Cardinal Newman would have taken a dim view of Fratelli Tutti, not necessarily the content (though he probably wouldn’t have cared for it) but the notion that it is the pope’s job to sound off at intervals in encyclicals about matters that bother him. He was very uneasy about the character of the papacy of Pio Nono in his own time; he felt it signified a new authoritarianism in the Church, leaving little scope for the fruitful clash of intellects which characterised Catholicism in periods of theological development. Ultramontanes viewed religious controversy as suspect, not the means by which doctrinal truth is arrived at. As Newman wrote to a woman friend in 1872:
This age of the Church is peculiar. In former times there was not the extreme centralisation which is now in use. If a private theologian said anything, another answered him. If the controversy grew, it went to a bishop, a foreign university or a Theological Faculty. The Holy See was but the court of final appeal.
In other words, he felt that the pope’s real job was as arbiter in the case of disagreement, not someone who ought to intervene on whatever matters took his fancy, including areas where the Church had no particular expertise and no legitimate jurisdiction. In particular, he didn’t much care for the 1864 encyclical Quanta cura and the accompanying Syllabus of Errors. “I don’t understand its meaning or its worth,” he wrote in a letter. The encyclical spoke of concepts such as “liberalism” and “progress”, but these words did not have a clearly-defined theological meaning – “rather they are the newspaper cant of the day.”
Newman partly put the change down to Benedict XIV. Although in many respects a very good pope, Benedict pretty well invented the systematic use of the encyclical as a form for teaching. After him it gradually built up to the mini-industry that was Leo XIII’s flurry of encyclicals. Eamon Duffy writes in his account of the papacy, Saints and Sinners, of the “radical shift in papal teaching which Leo’s collected encyclicals represent. Here, for the first time we have the pope as an inexhaustible source of guidance and instruction. No pope before or since has come anywhere near his 86 encyclicals.” But his successors have continued to use encyclicals where other forms of address or admonition might do.
This is not to say that a pope must remain silent on everything until he is obliged to intervene in a dispute. There are other ways in which he can express an opinion. Pope Benedict, for instance, used addresses in various forums, including secular ones, to expound a theological point, as in the case of his (admirable) address to the university of Regensburg. Pope Francis sometimes expresses his views after the public recitation of the Angelus. He can use addresses to delegations at the Vatican to say what he thinks. But routinely using an encyclical to lend papal authority to strongly felt views is not a helpful development.

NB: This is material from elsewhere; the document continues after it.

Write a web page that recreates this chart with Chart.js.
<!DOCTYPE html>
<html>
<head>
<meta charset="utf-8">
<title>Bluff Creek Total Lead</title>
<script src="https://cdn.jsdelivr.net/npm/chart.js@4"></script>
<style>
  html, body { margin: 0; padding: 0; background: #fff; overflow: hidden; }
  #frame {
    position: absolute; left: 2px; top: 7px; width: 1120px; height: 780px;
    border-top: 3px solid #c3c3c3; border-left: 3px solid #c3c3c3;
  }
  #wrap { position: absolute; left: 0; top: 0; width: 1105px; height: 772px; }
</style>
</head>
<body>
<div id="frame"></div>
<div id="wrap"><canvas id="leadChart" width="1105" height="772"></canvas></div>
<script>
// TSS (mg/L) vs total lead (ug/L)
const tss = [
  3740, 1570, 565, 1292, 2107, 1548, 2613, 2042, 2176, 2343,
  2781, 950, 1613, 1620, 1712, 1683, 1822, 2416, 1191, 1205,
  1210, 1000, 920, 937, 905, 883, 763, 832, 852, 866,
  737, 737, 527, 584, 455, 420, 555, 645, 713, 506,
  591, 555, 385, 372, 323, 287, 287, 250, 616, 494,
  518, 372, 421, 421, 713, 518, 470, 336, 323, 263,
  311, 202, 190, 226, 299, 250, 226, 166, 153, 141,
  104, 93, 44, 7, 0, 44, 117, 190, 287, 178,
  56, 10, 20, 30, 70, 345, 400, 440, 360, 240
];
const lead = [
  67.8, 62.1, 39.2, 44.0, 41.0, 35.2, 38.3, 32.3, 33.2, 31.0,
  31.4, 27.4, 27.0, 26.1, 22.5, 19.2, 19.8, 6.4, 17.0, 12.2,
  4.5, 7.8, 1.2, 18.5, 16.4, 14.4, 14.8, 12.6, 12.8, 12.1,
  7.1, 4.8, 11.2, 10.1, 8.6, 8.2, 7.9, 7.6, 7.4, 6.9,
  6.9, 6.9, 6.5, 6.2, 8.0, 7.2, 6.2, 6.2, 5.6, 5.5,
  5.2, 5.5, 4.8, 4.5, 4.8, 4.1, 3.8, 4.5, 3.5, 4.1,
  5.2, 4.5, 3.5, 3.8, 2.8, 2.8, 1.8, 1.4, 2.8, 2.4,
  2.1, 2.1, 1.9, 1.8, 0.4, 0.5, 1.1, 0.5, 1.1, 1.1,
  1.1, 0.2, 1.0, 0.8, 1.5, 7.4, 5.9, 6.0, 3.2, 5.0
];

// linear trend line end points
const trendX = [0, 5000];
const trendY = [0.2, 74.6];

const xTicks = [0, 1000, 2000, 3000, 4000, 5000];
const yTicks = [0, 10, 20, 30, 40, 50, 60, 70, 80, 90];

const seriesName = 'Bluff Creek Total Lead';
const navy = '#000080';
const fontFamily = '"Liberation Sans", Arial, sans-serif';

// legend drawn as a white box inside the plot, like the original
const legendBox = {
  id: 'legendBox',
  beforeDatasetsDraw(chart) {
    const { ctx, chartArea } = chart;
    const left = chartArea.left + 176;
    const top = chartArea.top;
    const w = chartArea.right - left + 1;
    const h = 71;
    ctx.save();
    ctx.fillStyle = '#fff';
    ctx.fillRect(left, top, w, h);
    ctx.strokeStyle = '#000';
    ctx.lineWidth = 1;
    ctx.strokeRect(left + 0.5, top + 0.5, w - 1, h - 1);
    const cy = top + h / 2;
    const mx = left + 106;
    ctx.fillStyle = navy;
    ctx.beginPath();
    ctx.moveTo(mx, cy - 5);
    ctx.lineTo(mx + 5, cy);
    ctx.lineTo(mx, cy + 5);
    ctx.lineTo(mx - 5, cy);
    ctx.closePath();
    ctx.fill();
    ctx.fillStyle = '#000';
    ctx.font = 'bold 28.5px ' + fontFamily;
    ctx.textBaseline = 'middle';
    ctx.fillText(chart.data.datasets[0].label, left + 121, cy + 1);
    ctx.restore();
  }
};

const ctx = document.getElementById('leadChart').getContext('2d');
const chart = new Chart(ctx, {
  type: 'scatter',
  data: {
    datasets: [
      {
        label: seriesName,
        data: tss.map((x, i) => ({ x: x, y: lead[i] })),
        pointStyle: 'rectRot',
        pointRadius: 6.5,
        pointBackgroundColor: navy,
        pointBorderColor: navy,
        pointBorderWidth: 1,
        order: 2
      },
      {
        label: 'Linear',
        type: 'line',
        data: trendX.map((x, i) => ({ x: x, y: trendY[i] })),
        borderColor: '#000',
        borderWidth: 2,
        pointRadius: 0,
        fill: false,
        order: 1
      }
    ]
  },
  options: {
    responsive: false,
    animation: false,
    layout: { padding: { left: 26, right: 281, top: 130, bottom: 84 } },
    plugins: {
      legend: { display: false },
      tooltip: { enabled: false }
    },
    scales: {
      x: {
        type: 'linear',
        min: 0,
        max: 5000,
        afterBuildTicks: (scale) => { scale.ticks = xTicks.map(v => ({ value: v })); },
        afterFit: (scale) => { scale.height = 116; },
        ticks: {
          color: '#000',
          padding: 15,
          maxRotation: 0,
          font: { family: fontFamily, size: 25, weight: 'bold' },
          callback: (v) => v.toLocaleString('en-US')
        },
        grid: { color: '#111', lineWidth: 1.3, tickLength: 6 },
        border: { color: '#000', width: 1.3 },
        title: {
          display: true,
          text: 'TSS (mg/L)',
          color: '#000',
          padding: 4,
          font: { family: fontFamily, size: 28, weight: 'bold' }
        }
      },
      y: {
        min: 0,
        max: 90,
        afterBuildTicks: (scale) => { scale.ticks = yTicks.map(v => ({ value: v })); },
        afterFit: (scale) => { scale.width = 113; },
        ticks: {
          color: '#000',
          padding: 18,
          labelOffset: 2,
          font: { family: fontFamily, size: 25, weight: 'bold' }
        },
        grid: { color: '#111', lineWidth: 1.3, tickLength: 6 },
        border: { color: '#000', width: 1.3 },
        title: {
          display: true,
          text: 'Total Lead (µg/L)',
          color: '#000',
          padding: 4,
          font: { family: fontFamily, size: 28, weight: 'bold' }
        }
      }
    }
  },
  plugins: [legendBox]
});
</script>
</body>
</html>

Any Catholic will treat the utterances of the Pope with respect, simply because of his office, even when they actually think he doesn’t know what he is talking about. However, what matters for the job of the pope, precisely as pope, is that he can arbitrate on disputed matters of faith and morals. If popes fire off encyclicals all the time, it can blur the boundaries between the pope’s expressions of opinion, and his proper function as final arbiter. Pope Francis may be a liberal, but in giving way to this creeping papalism he is following a retrograde and illiberal trend.